El Nur said that the movement’s forces have managed to foil the government’s plan to control Jebel Marra by confronting the attack of the government forces and its militias in areas of east and south of Jebel Marra.

He said that the government has repeated its annual attempts to attack the movement’s sites to control Jebel Marra.

He pointed out that the movement’s forces have confronted them east and south Jebel Marra defeated them and forced them to retreat, and stressed the movement’s full readiness to confront the government’s hired militias and defeat them if they return to attack again.

Unamid

Last month the head of Unamid, Jeremiah Mamabolo, briefed the UN Security Council (UNSC) on the current situation in Darfur.

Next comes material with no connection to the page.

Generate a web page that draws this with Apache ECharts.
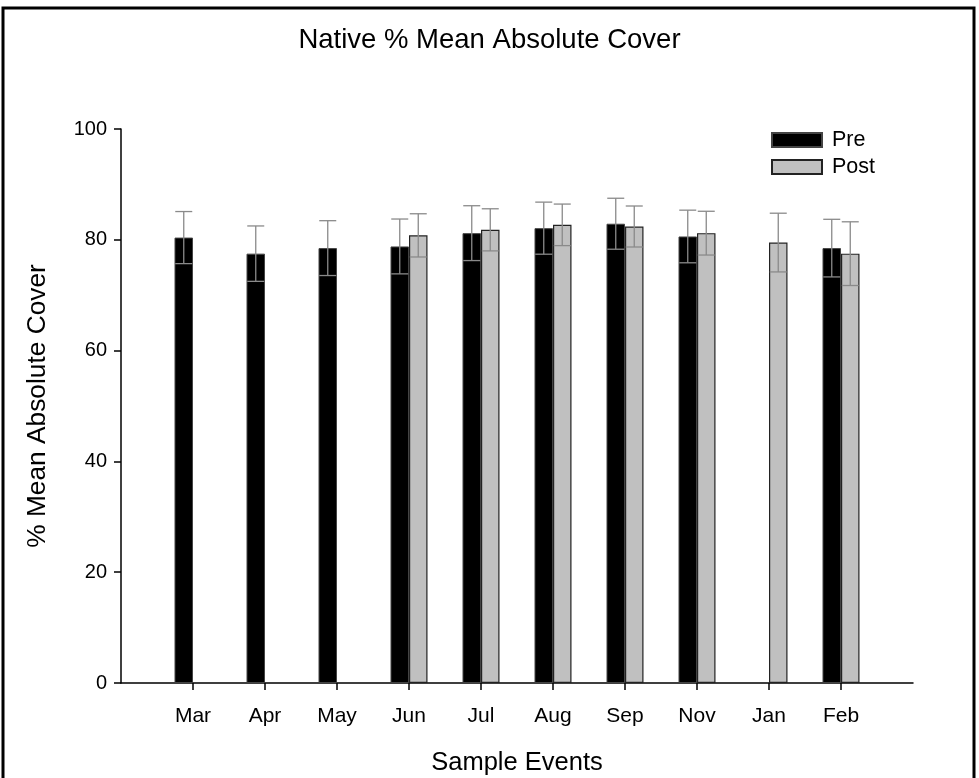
<!DOCTYPE html>
<html>
<head>
<meta charset="utf-8">
<script src="https://cdn.jsdelivr.net/npm/echarts@6/dist/echarts.min.js"></script>
<style>html,body{margin:0;padding:0;background:#fff;}#c{width:979px;height:778px;}</style>
</head>
<body>
<div id="c"></div>
<script>
const categories = ['Mar','Apr','May','Jun','Jul','Aug','Sep','Nov','Jan','Feb'];
const preMean  = [80.4, 77.5, 78.5, 78.8, 81.2, 82.1, 82.9, 80.6, null, 78.5];
const preErr   = [4.7, 5.0, 4.95, 4.95, 4.95, 4.7, 4.6, 4.75, null, 5.2];
const postMean = [null, null, null, 80.8, 81.8, 82.7, 82.4, 81.2, 79.5, 77.5];
const postErr  = [null, null, null, 3.9, 3.8, 3.75, 3.7, 3.95, 5.3, 5.75];
const yTicks = [0, 20, 40, 60, 80, 100];

const FONT = 'Liberation Sans, Arial, sans-serif';
const BW = 18.5;
const cats = [''].concat(categories, ['']);
const pad = a => [null].concat(a, [null]);

function errData(mean, err) {
  const out = [];
  mean.forEach((m, i) => { if (m != null) out.push([i + 1, m - err[i], m + err[i]]); });
  return out;
}
function errRender(offset) {
  return function (params, api) {
    const x = api.value(0);
    const lo = api.coord([x, api.value(1)]);
    const hi = api.coord([x, api.value(2)]);
    const cx = lo[0] + offset;
    const hw = 8.5;
    const st = { stroke: '#8a8a8a', lineWidth: 1.3 };
    return {
      type: 'group',
      children: [
        { type: 'line', shape: { x1: cx, y1: lo[1], x2: cx, y2: hi[1] }, style: st },
        { type: 'line', shape: { x1: cx - hw, y1: hi[1], x2: cx + hw, y2: hi[1] }, style: st },
        { type: 'line', shape: { x1: cx - hw, y1: lo[1], x2: cx + hw, y2: lo[1] }, style: st }
      ]
    };
  };
}

const chart = echarts.init(document.getElementById('c'));
chart.setOption({
  animation: false,
  backgroundColor: '#fff',
  textStyle: { fontFamily: FONT, color: '#000' },
  title: {
    text: 'Native % Mean Absolute Cover',
    left: 'center', top: 21,
    textStyle: { fontFamily: FONT, fontSize: 27.5, fontWeight: 'normal', color: '#000' }
  },
  graphic: [{
    type: 'rect', shape: { x: 3, y: 8, width: 971, height: 790 },
    style: { fill: null, stroke: '#000', lineWidth: 3 }, silent: true
  }],
  legend: {
    orient: 'vertical', left: 766, top: 124,
    itemWidth: 50, itemHeight: 14, itemGap: 5,
    icon: 'rect',
    data: ['Pre', 'Post'],
    textStyle: { fontFamily: FONT, fontSize: 21.5, color: '#000', padding: [0, 0, 0, 5] }
  },
  grid: { left: 121, right: 66, top: 129, bottom: 95, containLabel: false, outerBoundsMode: 'none' },
  xAxis: {
    type: 'category', data: cats, boundaryGap: false,
    name: 'Sample Events', nameLocation: 'middle', nameGap: 67,
    nameTextStyle: { fontFamily: FONT, fontSize: 25.5, color: '#000' },
    axisLine: { lineStyle: { color: '#000', width: 1.5 } },
    axisTick: { show: true, inside: false, length: 7, lineStyle: { color: '#000', width: 1.5 },
      interval: function (i, v) { return v !== ''; } },
    axisLabel: { fontFamily: FONT, fontSize: 21, color: '#000', margin: 23, interval: 0 },
    splitLine: { show: false }
  },
  yAxis: {
    type: 'value', min: yTicks[0], max: yTicks[yTicks.length - 1], interval: 20,
    name: '% Mean Absolute Cover', nameLocation: 'middle', nameGap: 70, nameRotate: 90,
    nameTextStyle: { fontFamily: FONT, fontSize: 26.3, color: '#000' },
    axisLine: { show: true, lineStyle: { color: '#000', width: 1.5 } },
    axisTick: { show: true, inside: false, length: 7, lineStyle: { color: '#000', width: 1.5 } },
    axisLabel: { fontFamily: FONT, fontSize: 20, color: '#000', margin: 14 },
    splitLine: { show: false }
  },
  series: [
    { name: 'Pre', type: 'bar', data: pad(preMean), barWidth: BW, barGap: '0%',
      itemStyle: { color: '#000', borderColor: '#444', borderWidth: 1 }, z: 2 },
    { name: 'Post', type: 'bar', data: pad(postMean), barWidth: BW, barGap: '0%',
      itemStyle: { color: '#c0c0c0', borderColor: '#222', borderWidth: 1.2 }, z: 2 },
    { name: 'PreErr', type: 'custom', data: errData(preMean, preErr), renderItem: errRender(-BW / 2),
      encode: { x: 0, y: [1, 2] }, z: 5, silent: true },
    { name: 'PostErr', type: 'custom', data: errData(postMean, postErr), renderItem: errRender(BW / 2),
      encode: { x: 0, y: [1, 2] }, z: 5, silent: true }
  ]
});
</script>
</body>
</html>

“The general security situation in Darfur remains calm, except for sporadic clashes between the Sudan Liberation Army of Mr. Abdul Wahid [Abdelwahid El Nur], government forces and nomads in Jebel Marra,” Mamabolo stated. “It is imperative that concerted efforts be exerted towards mobilisation of financial resources to consolidate and sustain the prevailing peace and stability in the region,” he said.

However Mamabolo’s version is contradicted by Jehanne Henry, team leader of the Human Rights Watch Africa Division, who  said in a comment on that “there’s a real risk the dire protection needs of civilians will be ignored or forgotten” – with “such a gloss-over assessment from peacekeepers”.

Henry mentioned the recent torching of a number of villages by “the notoriously abusive Rapid Support Forces” (RSF), Sudan’s main militia, the “killing at least 23 civilians and displacement of about 15,000 people into the mountains”.